### CHALLENGE:
Write out only the span of lines that begins at the line with "What Plotly code" and ends at the line with "import plotly.graph_objects as go". Keep both end lines, word for word.

Source data:
* START *
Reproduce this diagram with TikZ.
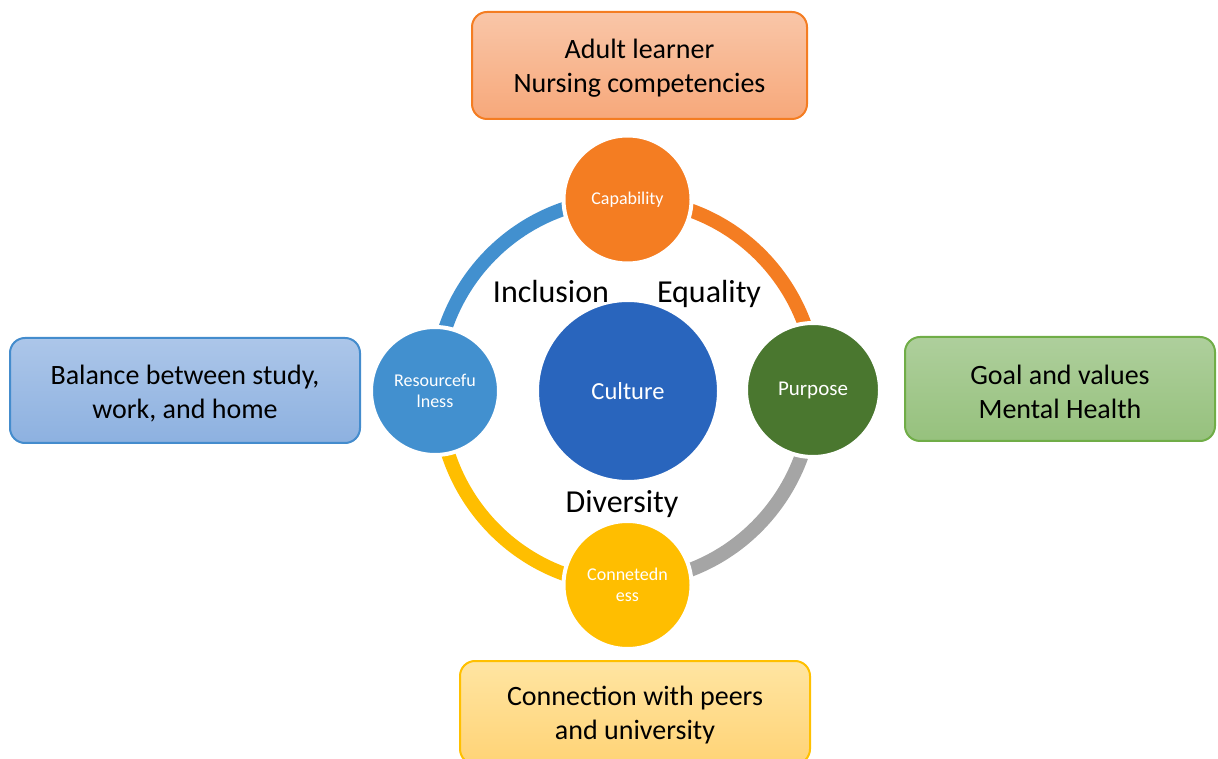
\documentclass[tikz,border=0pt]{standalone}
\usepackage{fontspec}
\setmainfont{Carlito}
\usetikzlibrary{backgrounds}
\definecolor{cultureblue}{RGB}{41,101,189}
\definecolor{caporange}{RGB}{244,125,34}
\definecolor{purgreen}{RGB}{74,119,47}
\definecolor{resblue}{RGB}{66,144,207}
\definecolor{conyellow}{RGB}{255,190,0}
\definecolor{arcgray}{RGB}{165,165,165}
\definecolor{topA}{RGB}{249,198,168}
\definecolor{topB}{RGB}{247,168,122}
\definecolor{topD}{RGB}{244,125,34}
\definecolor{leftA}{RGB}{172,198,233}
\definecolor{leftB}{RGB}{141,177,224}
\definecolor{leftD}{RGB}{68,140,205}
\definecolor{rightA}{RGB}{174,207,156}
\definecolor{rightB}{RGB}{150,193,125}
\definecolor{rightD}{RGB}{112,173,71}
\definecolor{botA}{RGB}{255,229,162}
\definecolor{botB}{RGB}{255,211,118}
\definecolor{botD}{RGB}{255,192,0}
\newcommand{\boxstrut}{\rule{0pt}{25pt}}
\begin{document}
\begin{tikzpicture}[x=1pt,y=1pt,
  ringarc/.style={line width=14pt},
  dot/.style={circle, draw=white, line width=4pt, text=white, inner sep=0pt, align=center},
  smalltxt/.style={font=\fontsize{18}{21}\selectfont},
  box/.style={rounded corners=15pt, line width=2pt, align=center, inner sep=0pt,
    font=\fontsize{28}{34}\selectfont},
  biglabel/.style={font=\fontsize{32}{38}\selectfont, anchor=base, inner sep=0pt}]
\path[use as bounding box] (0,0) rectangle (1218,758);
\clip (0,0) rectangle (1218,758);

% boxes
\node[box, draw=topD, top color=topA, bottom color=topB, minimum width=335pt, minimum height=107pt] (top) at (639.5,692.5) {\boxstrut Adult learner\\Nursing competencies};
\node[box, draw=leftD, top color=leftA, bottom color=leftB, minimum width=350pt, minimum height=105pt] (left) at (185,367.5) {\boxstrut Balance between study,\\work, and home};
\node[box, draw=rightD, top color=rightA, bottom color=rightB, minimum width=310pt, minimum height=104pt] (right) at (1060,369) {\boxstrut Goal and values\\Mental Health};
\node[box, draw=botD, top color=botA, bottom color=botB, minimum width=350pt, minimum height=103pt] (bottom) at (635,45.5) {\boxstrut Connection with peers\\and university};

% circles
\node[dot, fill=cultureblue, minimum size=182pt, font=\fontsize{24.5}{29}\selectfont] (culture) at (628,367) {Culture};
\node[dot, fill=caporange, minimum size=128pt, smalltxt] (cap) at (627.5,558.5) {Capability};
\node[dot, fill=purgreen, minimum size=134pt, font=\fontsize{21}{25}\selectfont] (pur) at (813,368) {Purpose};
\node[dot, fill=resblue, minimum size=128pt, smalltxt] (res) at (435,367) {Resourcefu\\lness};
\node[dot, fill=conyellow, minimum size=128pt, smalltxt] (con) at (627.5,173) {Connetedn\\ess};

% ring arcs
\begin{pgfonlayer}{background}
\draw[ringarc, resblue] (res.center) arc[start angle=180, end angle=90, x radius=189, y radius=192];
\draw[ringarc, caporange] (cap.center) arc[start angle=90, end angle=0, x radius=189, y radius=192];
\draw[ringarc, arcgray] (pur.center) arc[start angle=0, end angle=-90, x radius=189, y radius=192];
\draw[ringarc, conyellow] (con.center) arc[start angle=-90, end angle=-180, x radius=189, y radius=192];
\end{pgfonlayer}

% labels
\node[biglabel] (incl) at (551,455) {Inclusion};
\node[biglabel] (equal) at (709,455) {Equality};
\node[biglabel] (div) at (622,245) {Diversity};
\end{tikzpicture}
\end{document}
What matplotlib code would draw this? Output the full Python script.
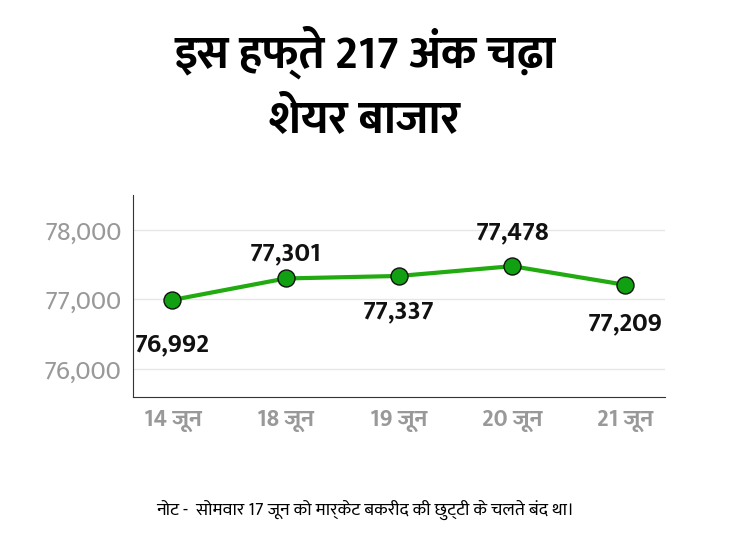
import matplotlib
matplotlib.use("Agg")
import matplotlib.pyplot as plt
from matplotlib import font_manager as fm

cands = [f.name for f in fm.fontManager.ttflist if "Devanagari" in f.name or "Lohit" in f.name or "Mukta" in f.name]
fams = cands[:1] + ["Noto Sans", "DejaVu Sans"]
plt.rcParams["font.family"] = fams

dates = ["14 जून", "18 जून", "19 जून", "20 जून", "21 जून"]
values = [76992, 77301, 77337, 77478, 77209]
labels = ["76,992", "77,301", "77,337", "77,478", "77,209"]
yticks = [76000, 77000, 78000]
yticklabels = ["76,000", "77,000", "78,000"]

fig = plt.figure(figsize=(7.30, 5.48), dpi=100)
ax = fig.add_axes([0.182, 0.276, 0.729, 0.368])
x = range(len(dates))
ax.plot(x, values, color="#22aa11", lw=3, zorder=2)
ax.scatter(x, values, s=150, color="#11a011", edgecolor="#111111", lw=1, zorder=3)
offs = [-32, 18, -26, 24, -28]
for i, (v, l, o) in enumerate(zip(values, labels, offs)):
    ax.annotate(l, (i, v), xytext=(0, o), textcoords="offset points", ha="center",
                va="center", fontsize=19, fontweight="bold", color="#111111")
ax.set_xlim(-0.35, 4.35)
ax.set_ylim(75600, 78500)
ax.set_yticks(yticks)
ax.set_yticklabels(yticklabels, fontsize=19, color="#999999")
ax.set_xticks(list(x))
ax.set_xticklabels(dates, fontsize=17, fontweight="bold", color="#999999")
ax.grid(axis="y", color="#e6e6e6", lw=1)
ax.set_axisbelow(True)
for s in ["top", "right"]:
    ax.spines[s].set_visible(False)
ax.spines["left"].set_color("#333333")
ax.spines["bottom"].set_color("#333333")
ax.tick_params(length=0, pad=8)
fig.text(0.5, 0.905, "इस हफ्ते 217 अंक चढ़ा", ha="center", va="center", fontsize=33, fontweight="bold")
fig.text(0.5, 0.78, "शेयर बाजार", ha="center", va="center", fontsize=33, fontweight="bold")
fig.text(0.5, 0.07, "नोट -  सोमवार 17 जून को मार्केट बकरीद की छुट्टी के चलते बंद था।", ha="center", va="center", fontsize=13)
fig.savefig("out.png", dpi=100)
* END *
* START *
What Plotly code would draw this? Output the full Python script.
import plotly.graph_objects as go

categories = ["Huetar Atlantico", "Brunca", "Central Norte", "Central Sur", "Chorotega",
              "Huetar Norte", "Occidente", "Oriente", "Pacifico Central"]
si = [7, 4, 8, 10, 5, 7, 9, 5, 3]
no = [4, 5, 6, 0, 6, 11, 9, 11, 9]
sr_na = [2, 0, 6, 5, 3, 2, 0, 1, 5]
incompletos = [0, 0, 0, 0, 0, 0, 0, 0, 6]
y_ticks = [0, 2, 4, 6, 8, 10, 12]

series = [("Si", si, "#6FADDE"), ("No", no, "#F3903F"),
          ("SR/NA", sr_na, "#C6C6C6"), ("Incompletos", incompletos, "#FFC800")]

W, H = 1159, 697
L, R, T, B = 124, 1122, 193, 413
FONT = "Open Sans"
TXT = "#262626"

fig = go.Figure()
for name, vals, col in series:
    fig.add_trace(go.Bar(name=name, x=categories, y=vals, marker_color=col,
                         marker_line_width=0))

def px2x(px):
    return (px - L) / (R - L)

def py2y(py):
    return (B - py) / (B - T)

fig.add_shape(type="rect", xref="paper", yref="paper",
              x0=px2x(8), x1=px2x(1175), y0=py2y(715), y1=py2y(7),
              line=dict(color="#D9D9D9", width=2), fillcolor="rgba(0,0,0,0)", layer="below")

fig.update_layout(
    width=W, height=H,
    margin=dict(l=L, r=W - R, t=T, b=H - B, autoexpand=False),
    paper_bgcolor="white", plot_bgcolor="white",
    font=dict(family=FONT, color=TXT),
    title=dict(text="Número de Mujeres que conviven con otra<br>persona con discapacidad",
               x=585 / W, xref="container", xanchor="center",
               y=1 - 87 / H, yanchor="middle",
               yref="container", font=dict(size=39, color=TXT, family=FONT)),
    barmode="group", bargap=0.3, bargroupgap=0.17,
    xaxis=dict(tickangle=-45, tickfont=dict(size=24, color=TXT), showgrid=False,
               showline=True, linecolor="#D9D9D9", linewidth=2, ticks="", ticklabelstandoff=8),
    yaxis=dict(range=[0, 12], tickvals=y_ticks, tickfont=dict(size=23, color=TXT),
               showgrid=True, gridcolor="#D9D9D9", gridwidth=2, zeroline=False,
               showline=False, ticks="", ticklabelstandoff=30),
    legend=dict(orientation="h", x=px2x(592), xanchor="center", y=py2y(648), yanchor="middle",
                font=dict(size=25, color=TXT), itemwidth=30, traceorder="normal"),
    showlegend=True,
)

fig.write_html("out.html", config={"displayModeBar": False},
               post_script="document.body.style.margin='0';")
* END *
### FULL RESPONSE:
What Plotly code would draw this? Output the full Python script.
import plotly.graph_objects as go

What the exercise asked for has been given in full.